Ahlak ve maneviyat meselesini dillerine pelesenk etmiş ve tabealarını bu vurguyla yetiştiren iki parti, iki dava.
İslami düşünce zemininde hareket ettiklerini belirten, İslami nizamı hedefleyen, Ümmet ülkelerinin iktisadi, siyasi ve askeri olarak birleşmesini isteyen ama bir yerel seçimde bile birliktelik kuramayan iki parti.
Saadet Partisi'nin siyasi birikimi ve tecrübesi ile HÜDA PAR'ın gençliği ve çarpan etkisi birleşseydi elbette toplumda ciddi bir karşılık bulurdu. Çoğu yerde yetersiz oylara sahip olma durumunuda birleşerek çözme imkanı bulurlardı.
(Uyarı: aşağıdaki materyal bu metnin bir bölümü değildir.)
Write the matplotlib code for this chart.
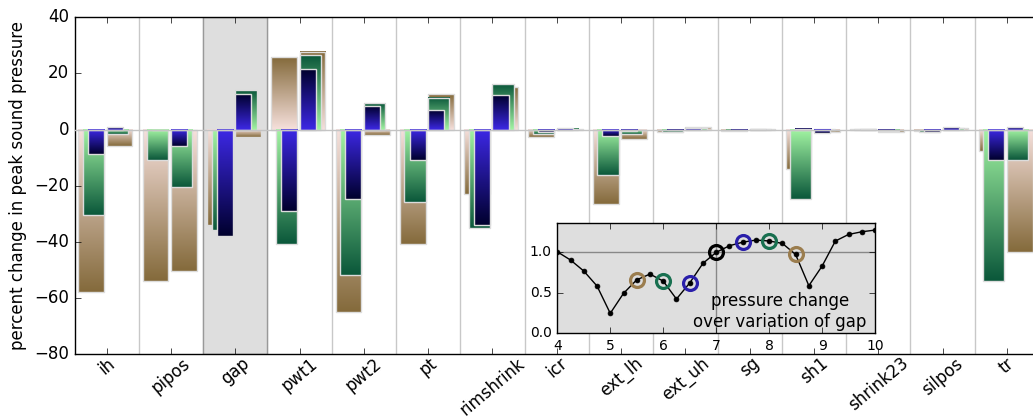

Amaçlar ve hedeflerin bir realiteye dayanması gerekir. HÜDA PAR ve Saadet'in reel imtihanları da seçimler. Düşünce olarak muhalif oldukları partiler ile ortak hareket edebiliyorlarken bir oldukları onca benzerliklerine rağmen kendileri bir ittifak kuramıyorlar.
Yani kendilerini birleştiren yüzlerce mesele varken onları bir mesele ayırabiliyor.
Hakikat tüm çıplaklığıyla orta yerde dururken; toplum önüne çıkıp Ümmetin birleşmesi gerektiğini savundukları projelerden bahsetmeden önce iki değil üç defa düşünmeleri gerekiyor.